Reputation: 63
Relatively new to programming here, and I'm attempting to make my way through the second edition of K&R's "The C Programming Language." I've got the answer book to the exercises, and I got horribly stuck on Exercise 1-13, so I took a look at it to get an idea.
The task is this: "Write a program to print a histogram of the lengths of words in its input. It is easy to draw the histogram with the bars horizontal; a vertical orientation is more challenging."
And the code given in the answer book is the following:
#include <stdio.h>
#define MAXHIST 15
#define MAXWORD 11
#define IN 1
#define OUT 0
main()
{
int c, i, nc, state;
int len;
int maxvalue;
int ovflow;
int wl[MAXWORD];
state = OUT;
nc = 0;
ovflow = 0;
for (i = 0; i < MAXWORD; i++)
wl[i] = 0;
while ((c = getchar()) != EOF)
{
if(c == ' ' || c == '\n' || c == '\t')
{
state = OUT;
if (nc > 0)
{
if (nc < MAXWORD)
++wl[nc];
else
++ovflow;
}
nc = 0;
}
else if (state == OUT)
{
state = IN;
nc = 1;
}
else
++nc;
}
maxvalue = 0;
for (i = 1; i < MAXWORD; ++i)
{
if(wl[i] > maxvalue)
maxvalue = wl[i];
}
for(i = 1; i < MAXWORD; ++i)
{
printf("%5d - %5d : ", i, wl[i]);
if(wl[i] > 0)
{
if((len = wl[i] * MAXHIST / maxvalue) <= 0)
len = 1;
}
else
len = 0;
while(len > 0)
{
putchar('*');
--len;
}
putchar('\n');
}
if (ovflow > 0)
printf("There are %d words >= %d\n", ovflow, MAXWORD);
return 0;
}
I can understand the vast majority of it, but this particular section is giving me trouble:
for(i = 1; i < MAXWORD; ++i)
{
printf("%5d - %5d : ", i, wl[i]);
if(wl[i] > 0)
{
if((len = wl[i] * MAXHIST / maxvalue) <= 0)
len = 1;
}
else
len = 0;
while(len > 0)
{
putchar('*');
--len;
}
putchar('\n');
}
Now, I understand that the if function if((len = wl[i] * MAXHIST / maxvalue) <= 0)
is normalising the values in the array.
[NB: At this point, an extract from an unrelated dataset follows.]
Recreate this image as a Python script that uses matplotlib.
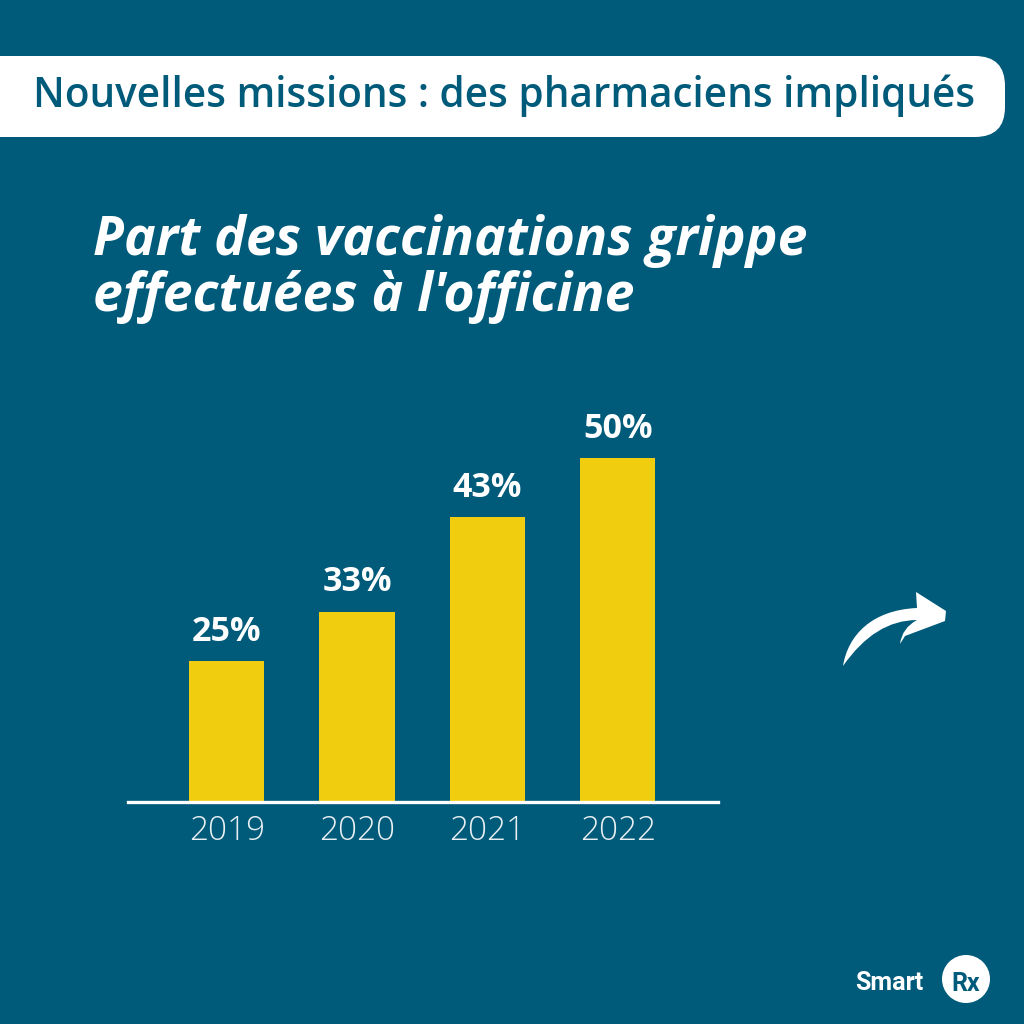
import matplotlib
matplotlib.use("Agg")
import matplotlib.pyplot as plt
from matplotlib.patches import FancyBboxPatch, Circle, PathPatch
from matplotlib.path import Path
import matplotlib.patheffects as pe

years = ["2019", "2020", "2021", "2022"]
value_labels = ["25%", "33%", "43%", "50%"]
# heights as drawn in the picture (bars are not proportional to their labels)
bar_heights = [25.0, 33.7, 50.5, 61.0]

BG = "#005a7a"
YEL = "#f0cd0e"
FONT = "Open Sans"

fig = plt.figure(figsize=(10.24, 10.24), dpi=100, facecolor=BG)

# overlay in pixel coordinates
ov = fig.add_axes([0, 0, 1, 1])
ov.set_xlim(0, 1024); ov.set_ylim(1024, 0); ov.axis("off")

ov.add_patch(FancyBboxPatch((-40, 56), 1045, 81, boxstyle="round,pad=0,rounding_size=30",
                            fc="white", ec="none"))
ov.text(504, 95.5, "Nouvelles missions : des pharmaciens impliqués", ha="center", va="center",
        fontsize=29.2, fontweight="semibold", color=BG, family=FONT)

shadow = [pe.withSimplePatchShadow(offset=(1, -2), shadow_rgbFace="#00354a", alpha=0.25)]
for txt, y in [("Part des vaccinations grippe", 241), ("effectuées à l'officine", 297)]:
    ov.text(93, y, txt, ha="left", va="center", fontsize=38.5, fontweight="bold",
            style="italic", color="white", family=FONT)

# arrow
v = [(843, 666), (850, 630), (880, 608), (921, 607), (916, 592), (946, 612), (944, 620),
     (901, 642), (908, 625), (890, 618), (858, 628), (843, 666)]
c = [Path.MOVETO, Path.CURVE3, Path.CURVE3, Path.LINETO, Path.LINETO, Path.LINETO, Path.LINETO,
     Path.LINETO, Path.LINETO, Path.CURVE3, Path.CURVE3, Path.LINETO]
v = [(843, 666), (848, 635), (872, 610), (917, 608), (916, 592), (946, 611), (945, 621),
     (905, 636), (900, 644), (902, 628), (917, 620), (875, 620), (843, 666)]
c = [Path.MOVETO, Path.CURVE3, Path.CURVE3, Path.CURVE3, Path.LINETO, Path.LINETO, Path.LINETO,
     Path.CURVE3, Path.LINETO, Path.CURVE3, Path.CURVE3, Path.CURVE3, Path.CURVE3]
c = [Path.MOVETO, Path.CURVE4, Path.CURVE4, Path.CURVE4, Path.LINETO, Path.LINETO, Path.LINETO,
     Path.LINETO, Path.LINETO, Path.CURVE3, Path.CURVE3, Path.CURVE3, Path.CURVE3]
ov.add_patch(PathPatch(Path(v, c), fc="white", ec="none"))

# logo
ov.text(855, 983, "Smart", ha="left", va="center", fontsize=18, fontweight="bold",
        color="white", family="Roboto")
ov.add_patch(Circle((966, 979), 24, fc="white", ec="none"))
ov.text(966, 984, "Rx", ha="center", va="center", fontsize=18, fontweight="bold",
        color=BG, family="Roboto")

# chart axes: x 128-718 px, baseline at y=802 px
ax = fig.add_axes([128 / 1024, 1 - 802 / 1024, 590 / 1024, 402 / 1024])
ax.patch.set_alpha(0)
xs = list(range(len(years)))
ax.set_xlim(-0.758, 3.77)
ax.set_ylim(0, 71.3)
bars = ax.bar(xs, bar_heights, width=0.578, color=YEL)
for x, h, lab in zip(xs, bar_heights, value_labels):
    ax.annotate(lab, (x, h), xytext=(0, 9), textcoords="offset points", ha="center",
                va="bottom", fontsize=24.5, fontweight="bold", color="white", family=FONT)
ax.set_xticks(xs, years)
ax.tick_params(axis="x", length=0, pad=9, labelsize=24, labelcolor="#e8eff2")
for t in ax.get_xticklabels():
    t.set_family("Open Sans"); t.set_fontweight("light")
ax.set_yticks([])
for s in ["left", "right", "top"]:
    ax.spines[s].set_visible(False)
ax.spines["bottom"].set_color("white")
ax.spines["bottom"].set_linewidth(2.4)

fig.savefig("out.png", dpi=100, facecolor=BG)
What I don't understand is that it sets len = 1
. If len
is always 1
, shouldn't the putchar('*')
function only print one asterisk for any given value above 0?
Thanks in advance for your help.
Upvotes: 3
Views: 4868
Reputation: 56716
It might be easier to separate this if
into to parts.
len = wl[i] * MAXHIST / maxvalue;
if (len <= 0)
len = 1;
Now it should be clear that len
will be set to 1 only if its calculated value is not greater than 0.
Upvotes: 1
Reputation: 6332
It's saying this:
If we have a non-zero word length, but the normalized value is 0, we want to distinguish it from 0 by bumping it up to 1. Otherwise we use the normalized value (which is set in the if-statement itself -- not a good practice by most modern coding standards).
Upvotes: 1
Reputation: 114518
The condition
if((len = wl[i] * MAXHIST / maxvalue) <= 0)
len = 1;
Will never actually be less than zero since it is only applied to positive wl[i]
. As you supposed, len
is being normalized to a maximum number of asterisks. Notice that in the if
statement itself, (len = wl[i] * MAXHIST / maxvalue)
. So len
is just normalized. Only if the normalization truncates to zero (because that is what integer division does to numbers less than 1), will len
be set to 1
. This just ensures that at least one asterisk will be printed for the non-zero bars.